What is needed:
Identify the lines that contain the string "this", then copy each of them.

::: Record list :::

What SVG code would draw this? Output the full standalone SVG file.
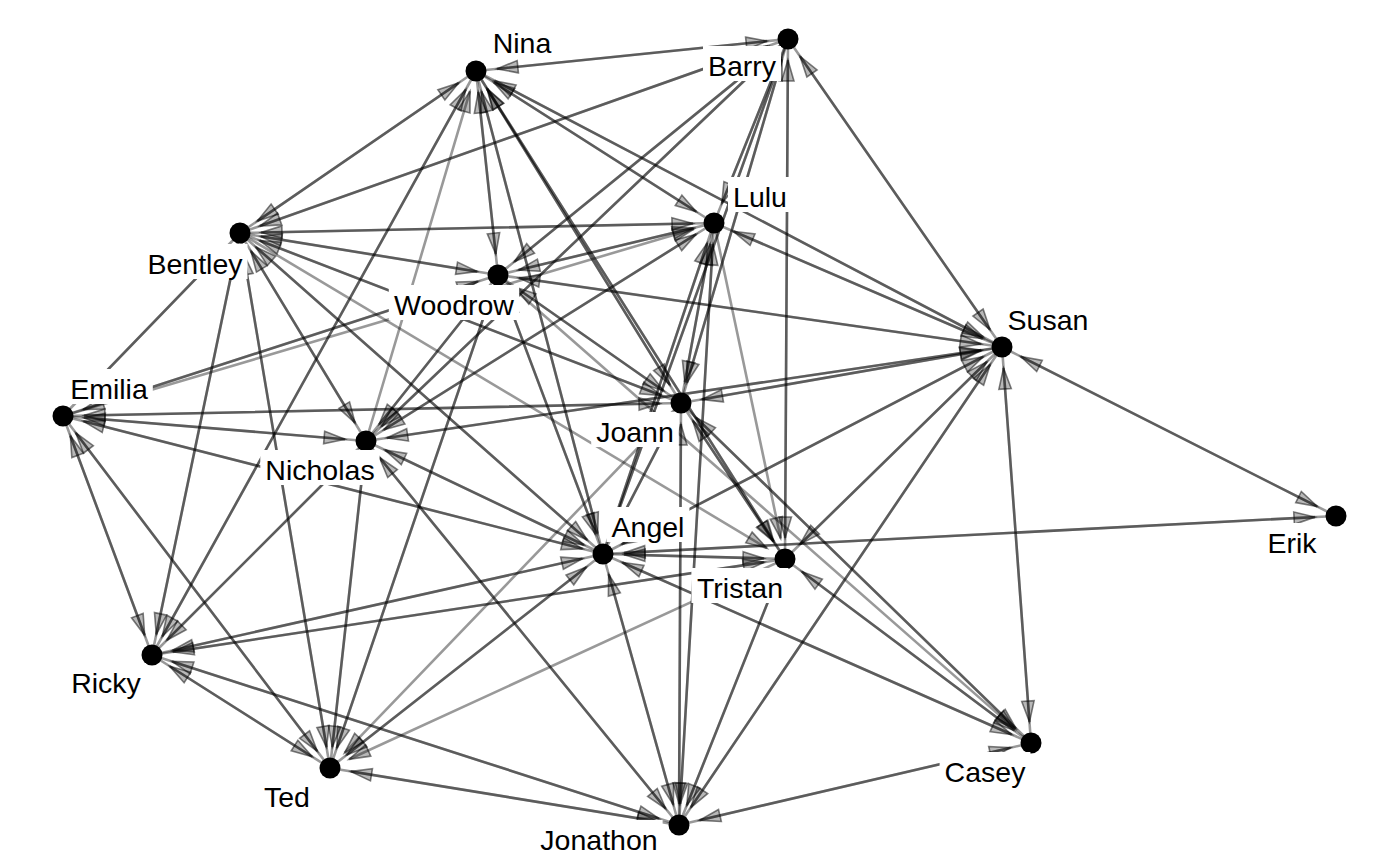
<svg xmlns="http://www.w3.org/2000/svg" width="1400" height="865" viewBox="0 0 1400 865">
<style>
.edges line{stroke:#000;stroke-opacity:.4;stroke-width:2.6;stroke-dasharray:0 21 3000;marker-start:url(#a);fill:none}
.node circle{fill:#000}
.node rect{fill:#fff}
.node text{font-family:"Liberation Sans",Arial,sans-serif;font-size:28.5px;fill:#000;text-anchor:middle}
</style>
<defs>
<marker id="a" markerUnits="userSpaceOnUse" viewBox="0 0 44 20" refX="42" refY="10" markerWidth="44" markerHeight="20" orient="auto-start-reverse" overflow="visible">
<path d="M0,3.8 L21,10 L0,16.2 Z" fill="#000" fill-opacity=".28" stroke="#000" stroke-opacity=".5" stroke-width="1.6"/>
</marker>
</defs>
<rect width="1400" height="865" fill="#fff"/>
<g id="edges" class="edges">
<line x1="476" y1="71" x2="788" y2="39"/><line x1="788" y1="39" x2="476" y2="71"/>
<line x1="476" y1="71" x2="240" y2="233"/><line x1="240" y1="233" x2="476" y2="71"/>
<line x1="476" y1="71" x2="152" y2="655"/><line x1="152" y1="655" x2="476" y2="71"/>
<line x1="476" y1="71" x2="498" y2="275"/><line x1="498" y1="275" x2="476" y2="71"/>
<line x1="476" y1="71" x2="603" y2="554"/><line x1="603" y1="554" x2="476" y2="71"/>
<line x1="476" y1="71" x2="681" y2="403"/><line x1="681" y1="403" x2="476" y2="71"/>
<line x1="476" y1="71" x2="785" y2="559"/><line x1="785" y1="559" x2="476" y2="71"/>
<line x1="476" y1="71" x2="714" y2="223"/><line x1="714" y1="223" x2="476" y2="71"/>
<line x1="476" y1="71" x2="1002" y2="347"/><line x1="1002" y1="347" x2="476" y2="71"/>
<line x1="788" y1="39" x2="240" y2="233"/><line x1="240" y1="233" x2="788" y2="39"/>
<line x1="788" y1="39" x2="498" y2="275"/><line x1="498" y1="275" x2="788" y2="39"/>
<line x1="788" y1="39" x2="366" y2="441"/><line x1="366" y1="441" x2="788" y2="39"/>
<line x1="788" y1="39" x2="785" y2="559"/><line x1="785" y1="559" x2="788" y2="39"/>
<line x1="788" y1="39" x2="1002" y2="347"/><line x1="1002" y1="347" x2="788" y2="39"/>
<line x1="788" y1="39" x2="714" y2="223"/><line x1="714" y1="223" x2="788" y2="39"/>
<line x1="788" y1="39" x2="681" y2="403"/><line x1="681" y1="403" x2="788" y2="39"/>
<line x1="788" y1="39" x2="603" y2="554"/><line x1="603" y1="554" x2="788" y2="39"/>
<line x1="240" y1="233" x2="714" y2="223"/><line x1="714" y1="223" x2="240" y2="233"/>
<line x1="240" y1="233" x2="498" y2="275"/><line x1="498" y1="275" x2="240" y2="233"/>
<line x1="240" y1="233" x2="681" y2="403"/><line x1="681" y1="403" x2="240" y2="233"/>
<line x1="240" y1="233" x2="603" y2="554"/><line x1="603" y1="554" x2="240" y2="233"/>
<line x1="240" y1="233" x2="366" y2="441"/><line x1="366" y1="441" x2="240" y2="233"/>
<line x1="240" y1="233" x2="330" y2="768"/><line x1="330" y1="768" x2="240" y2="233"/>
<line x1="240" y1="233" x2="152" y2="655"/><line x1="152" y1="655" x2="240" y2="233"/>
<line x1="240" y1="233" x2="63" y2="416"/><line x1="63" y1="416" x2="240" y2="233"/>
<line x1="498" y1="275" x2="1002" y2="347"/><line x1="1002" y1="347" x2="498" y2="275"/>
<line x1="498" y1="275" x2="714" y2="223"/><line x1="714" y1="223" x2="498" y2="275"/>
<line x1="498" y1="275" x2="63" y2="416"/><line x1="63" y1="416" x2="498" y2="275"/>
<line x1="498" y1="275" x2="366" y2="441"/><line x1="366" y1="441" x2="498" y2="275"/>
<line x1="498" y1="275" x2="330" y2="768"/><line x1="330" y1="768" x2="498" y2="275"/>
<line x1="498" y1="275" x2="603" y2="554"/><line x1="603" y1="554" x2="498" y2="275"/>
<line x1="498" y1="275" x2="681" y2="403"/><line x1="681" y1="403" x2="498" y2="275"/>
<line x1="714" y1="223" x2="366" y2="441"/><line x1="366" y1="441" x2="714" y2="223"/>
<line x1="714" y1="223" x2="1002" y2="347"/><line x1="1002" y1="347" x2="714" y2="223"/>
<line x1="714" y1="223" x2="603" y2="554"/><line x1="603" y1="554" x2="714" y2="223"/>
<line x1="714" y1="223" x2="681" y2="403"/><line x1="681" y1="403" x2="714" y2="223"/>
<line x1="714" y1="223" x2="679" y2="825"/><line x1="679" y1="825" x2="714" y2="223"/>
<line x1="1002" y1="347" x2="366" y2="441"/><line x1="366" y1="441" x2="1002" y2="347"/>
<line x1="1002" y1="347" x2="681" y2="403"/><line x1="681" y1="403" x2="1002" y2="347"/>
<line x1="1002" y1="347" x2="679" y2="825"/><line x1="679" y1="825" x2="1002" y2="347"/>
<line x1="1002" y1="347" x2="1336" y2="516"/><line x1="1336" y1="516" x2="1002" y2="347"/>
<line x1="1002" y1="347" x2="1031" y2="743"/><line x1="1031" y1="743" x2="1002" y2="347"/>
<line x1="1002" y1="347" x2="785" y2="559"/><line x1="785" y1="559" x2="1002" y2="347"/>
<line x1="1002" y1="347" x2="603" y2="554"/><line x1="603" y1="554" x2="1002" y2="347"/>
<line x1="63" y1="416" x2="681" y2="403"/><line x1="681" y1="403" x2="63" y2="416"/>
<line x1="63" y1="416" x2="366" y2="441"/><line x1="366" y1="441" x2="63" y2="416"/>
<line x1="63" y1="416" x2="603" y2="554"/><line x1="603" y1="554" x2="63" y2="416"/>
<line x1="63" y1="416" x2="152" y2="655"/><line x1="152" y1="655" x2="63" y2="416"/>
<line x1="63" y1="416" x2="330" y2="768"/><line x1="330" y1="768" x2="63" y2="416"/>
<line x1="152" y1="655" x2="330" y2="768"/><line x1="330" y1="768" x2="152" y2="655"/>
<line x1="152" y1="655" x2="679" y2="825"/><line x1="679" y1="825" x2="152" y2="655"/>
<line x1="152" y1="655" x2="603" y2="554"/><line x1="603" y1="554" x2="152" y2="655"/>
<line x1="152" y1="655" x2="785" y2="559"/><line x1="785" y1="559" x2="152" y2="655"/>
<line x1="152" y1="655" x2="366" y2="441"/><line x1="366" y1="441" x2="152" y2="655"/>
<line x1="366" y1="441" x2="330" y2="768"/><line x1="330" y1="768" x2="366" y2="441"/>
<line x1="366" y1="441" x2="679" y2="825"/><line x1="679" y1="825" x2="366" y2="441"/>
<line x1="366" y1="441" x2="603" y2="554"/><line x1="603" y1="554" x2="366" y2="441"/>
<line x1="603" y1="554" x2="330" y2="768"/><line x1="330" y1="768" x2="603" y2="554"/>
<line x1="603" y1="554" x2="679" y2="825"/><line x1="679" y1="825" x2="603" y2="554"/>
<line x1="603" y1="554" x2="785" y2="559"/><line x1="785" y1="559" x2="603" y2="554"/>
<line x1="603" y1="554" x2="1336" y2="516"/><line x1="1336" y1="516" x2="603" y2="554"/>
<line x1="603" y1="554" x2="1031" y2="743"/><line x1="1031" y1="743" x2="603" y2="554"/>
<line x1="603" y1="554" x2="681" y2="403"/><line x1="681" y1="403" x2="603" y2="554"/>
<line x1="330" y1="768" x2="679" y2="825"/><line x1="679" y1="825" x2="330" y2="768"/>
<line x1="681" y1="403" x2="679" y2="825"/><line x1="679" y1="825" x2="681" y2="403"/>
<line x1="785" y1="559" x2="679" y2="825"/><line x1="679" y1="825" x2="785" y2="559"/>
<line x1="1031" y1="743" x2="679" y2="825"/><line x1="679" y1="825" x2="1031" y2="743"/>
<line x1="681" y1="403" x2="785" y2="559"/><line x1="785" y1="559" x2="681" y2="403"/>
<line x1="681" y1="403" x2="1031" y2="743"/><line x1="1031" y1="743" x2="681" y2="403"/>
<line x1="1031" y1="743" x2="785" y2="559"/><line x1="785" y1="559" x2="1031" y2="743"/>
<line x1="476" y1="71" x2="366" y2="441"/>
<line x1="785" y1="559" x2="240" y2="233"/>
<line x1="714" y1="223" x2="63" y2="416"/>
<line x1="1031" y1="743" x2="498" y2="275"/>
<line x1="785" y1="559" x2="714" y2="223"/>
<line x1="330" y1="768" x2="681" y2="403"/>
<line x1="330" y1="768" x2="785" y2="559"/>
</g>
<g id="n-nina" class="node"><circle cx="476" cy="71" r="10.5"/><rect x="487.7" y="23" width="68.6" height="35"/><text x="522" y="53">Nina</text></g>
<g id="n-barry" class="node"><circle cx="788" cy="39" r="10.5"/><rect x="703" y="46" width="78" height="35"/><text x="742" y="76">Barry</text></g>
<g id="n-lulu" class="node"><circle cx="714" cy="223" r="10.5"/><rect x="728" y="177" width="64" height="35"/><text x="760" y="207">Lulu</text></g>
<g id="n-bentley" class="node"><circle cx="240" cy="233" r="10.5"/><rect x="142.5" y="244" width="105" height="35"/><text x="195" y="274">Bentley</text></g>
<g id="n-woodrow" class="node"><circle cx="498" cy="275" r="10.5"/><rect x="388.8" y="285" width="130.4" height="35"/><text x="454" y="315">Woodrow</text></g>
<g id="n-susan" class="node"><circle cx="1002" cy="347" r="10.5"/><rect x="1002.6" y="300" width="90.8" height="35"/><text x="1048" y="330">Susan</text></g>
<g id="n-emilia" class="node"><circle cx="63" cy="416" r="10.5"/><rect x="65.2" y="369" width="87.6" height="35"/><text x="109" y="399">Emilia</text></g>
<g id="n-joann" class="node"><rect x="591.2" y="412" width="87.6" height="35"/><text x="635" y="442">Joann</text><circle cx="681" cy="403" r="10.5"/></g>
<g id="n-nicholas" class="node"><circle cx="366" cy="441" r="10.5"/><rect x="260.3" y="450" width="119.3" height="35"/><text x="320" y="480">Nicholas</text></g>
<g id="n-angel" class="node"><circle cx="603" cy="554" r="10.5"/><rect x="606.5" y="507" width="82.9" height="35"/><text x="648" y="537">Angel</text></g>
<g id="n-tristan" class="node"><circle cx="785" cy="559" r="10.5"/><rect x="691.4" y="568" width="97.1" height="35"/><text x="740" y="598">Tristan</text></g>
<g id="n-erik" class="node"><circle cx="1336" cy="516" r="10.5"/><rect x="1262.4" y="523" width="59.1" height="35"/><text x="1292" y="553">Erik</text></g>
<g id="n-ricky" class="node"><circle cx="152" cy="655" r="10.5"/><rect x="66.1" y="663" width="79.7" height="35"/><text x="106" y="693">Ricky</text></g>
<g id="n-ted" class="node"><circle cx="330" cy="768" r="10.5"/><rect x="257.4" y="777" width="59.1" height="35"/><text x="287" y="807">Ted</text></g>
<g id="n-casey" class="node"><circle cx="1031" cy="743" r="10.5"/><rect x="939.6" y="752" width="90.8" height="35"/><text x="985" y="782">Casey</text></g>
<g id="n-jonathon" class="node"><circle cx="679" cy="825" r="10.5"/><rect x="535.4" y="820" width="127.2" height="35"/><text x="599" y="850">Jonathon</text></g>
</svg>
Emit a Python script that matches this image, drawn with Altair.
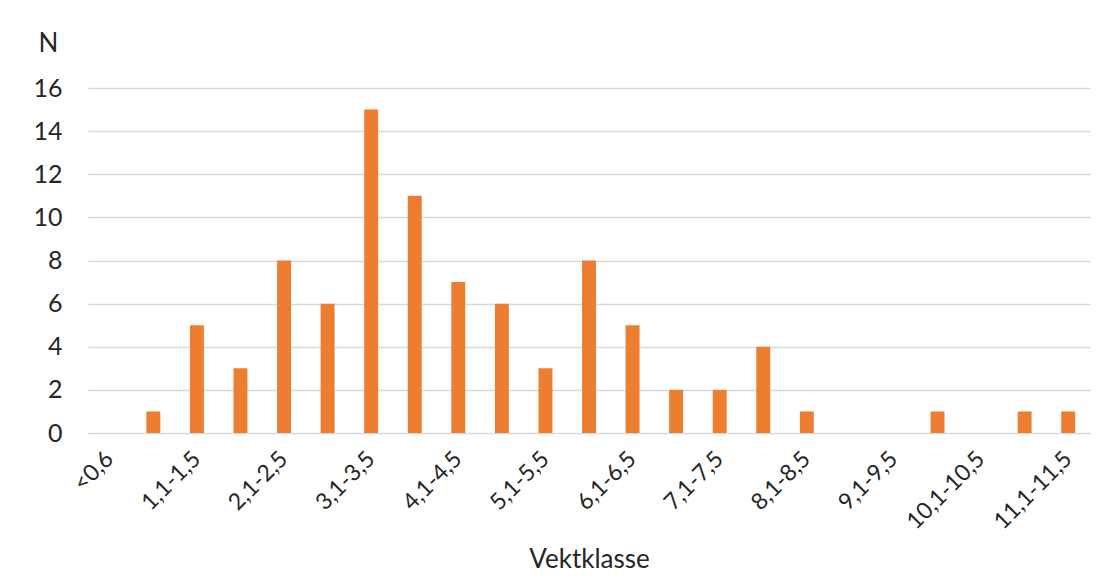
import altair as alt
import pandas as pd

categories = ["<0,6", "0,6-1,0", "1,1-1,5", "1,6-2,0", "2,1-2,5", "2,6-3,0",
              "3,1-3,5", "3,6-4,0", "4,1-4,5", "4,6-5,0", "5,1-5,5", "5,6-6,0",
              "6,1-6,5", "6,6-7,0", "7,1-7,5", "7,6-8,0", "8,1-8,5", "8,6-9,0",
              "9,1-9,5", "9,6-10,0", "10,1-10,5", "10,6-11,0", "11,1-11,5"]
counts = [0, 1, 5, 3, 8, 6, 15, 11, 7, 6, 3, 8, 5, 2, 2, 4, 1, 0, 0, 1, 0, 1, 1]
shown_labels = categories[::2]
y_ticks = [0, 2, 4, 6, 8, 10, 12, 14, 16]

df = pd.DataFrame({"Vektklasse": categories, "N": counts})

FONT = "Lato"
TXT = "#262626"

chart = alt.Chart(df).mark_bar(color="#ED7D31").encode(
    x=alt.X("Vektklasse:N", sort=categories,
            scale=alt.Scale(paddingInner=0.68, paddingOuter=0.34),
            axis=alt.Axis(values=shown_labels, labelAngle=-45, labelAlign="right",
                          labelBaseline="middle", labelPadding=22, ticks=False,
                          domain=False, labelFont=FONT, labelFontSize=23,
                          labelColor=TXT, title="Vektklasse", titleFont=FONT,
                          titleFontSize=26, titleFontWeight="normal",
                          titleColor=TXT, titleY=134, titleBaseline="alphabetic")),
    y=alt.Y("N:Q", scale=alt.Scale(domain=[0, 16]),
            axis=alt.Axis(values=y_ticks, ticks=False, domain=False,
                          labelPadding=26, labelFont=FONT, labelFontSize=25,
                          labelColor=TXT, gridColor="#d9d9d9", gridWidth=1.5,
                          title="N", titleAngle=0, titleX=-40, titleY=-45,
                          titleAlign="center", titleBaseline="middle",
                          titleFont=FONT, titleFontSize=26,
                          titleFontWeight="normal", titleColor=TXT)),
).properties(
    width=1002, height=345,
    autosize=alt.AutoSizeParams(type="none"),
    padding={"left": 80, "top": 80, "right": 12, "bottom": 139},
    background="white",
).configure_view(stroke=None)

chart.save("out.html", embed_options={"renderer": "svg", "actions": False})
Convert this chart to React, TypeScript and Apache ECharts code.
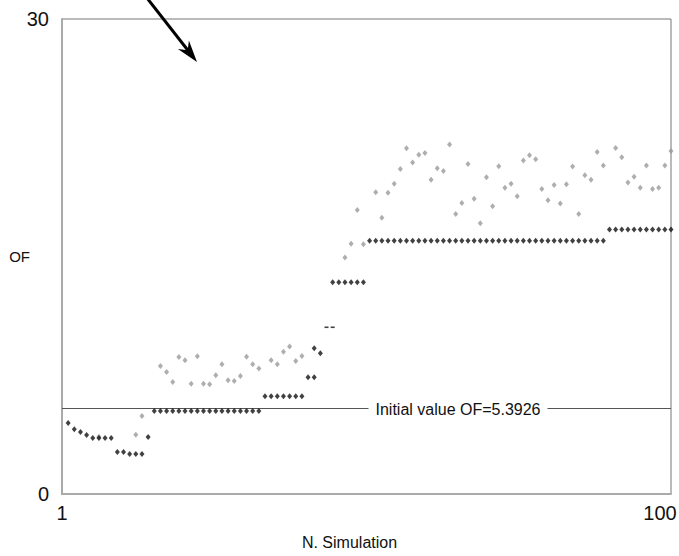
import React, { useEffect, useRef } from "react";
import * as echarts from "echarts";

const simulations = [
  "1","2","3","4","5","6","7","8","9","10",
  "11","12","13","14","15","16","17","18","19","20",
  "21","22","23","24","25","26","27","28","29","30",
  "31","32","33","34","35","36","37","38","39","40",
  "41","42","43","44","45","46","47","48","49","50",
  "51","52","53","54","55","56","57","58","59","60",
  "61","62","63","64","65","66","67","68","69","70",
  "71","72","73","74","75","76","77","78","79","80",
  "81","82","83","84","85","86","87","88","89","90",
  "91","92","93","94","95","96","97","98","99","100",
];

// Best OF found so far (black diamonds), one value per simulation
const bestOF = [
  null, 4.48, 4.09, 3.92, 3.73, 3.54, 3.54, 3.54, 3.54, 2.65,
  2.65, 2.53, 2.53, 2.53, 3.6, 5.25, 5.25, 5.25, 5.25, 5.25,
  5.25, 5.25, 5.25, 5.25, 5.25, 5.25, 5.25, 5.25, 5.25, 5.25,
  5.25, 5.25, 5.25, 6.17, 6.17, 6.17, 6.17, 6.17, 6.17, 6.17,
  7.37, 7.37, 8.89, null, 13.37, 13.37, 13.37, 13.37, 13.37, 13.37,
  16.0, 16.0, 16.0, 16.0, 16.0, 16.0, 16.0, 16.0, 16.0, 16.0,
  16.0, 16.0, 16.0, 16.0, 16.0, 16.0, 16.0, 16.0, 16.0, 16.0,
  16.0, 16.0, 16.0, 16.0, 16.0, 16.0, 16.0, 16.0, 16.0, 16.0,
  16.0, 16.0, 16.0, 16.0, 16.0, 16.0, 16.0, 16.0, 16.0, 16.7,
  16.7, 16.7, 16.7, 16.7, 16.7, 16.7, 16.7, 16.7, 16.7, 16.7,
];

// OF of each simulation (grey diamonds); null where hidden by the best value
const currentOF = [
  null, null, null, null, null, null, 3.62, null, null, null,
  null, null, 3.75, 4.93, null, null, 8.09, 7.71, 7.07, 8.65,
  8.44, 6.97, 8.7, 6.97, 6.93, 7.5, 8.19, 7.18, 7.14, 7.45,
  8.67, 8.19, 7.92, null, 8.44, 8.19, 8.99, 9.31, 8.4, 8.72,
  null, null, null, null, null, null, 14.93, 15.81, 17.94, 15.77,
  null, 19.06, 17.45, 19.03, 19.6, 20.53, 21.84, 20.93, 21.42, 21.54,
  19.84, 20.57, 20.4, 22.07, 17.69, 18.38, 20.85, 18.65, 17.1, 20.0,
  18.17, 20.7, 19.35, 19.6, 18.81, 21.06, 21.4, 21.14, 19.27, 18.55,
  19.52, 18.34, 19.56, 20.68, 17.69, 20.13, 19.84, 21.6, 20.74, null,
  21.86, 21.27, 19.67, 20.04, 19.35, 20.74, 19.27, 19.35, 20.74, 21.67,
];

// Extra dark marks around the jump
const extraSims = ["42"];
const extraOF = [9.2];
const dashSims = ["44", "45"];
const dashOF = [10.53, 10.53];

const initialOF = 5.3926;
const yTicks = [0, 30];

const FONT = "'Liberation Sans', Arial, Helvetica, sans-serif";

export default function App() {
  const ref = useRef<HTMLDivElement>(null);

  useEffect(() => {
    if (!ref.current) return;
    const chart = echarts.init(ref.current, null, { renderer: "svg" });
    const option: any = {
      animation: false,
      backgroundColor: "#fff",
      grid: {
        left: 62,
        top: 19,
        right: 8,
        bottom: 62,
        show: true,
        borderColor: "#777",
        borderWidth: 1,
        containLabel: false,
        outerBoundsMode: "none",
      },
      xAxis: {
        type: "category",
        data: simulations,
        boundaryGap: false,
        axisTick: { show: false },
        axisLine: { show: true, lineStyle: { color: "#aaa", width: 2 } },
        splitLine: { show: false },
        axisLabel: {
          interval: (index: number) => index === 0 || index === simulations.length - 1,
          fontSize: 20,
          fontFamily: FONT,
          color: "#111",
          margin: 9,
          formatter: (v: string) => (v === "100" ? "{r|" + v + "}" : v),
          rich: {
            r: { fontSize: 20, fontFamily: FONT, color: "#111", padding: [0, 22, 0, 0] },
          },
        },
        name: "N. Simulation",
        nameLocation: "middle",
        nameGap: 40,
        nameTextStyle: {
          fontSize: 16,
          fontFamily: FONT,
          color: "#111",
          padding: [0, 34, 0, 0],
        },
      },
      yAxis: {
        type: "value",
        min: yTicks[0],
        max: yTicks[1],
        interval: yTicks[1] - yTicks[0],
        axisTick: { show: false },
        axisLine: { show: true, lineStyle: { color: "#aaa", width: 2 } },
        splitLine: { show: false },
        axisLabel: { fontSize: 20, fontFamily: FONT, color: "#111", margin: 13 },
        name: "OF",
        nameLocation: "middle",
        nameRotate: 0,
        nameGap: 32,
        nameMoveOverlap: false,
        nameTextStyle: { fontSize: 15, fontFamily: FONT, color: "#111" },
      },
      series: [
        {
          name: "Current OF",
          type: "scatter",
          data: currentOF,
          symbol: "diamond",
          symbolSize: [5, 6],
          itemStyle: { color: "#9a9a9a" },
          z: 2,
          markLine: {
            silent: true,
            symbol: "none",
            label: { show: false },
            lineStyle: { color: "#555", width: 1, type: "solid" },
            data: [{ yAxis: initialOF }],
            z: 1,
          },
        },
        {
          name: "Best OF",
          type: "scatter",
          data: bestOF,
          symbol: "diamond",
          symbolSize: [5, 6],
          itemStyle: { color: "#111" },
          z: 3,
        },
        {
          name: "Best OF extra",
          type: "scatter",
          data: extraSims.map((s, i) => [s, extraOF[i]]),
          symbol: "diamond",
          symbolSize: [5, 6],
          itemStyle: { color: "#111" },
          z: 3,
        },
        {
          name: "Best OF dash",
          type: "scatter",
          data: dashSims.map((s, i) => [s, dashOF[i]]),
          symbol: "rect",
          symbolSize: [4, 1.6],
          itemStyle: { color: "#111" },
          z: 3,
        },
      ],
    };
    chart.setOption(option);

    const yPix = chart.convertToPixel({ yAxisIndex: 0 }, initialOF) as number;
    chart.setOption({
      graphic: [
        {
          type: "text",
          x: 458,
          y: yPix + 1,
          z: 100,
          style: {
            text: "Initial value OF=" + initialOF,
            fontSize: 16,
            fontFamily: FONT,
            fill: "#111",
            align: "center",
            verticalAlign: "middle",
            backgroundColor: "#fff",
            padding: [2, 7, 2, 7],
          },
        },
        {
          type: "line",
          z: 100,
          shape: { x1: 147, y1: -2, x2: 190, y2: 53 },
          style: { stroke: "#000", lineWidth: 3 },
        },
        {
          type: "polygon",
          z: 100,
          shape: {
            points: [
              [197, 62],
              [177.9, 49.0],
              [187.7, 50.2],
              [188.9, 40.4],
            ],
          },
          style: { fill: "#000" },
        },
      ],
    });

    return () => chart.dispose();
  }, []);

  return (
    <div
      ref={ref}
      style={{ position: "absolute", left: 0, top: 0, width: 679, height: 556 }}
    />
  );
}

:::

Answer in full:
What SVG code would draw this? Output the full standalone SVG file.
Emit a Python script that matches this image, drawn with Altair.
Convert this chart to React, TypeScript and Apache ECharts code.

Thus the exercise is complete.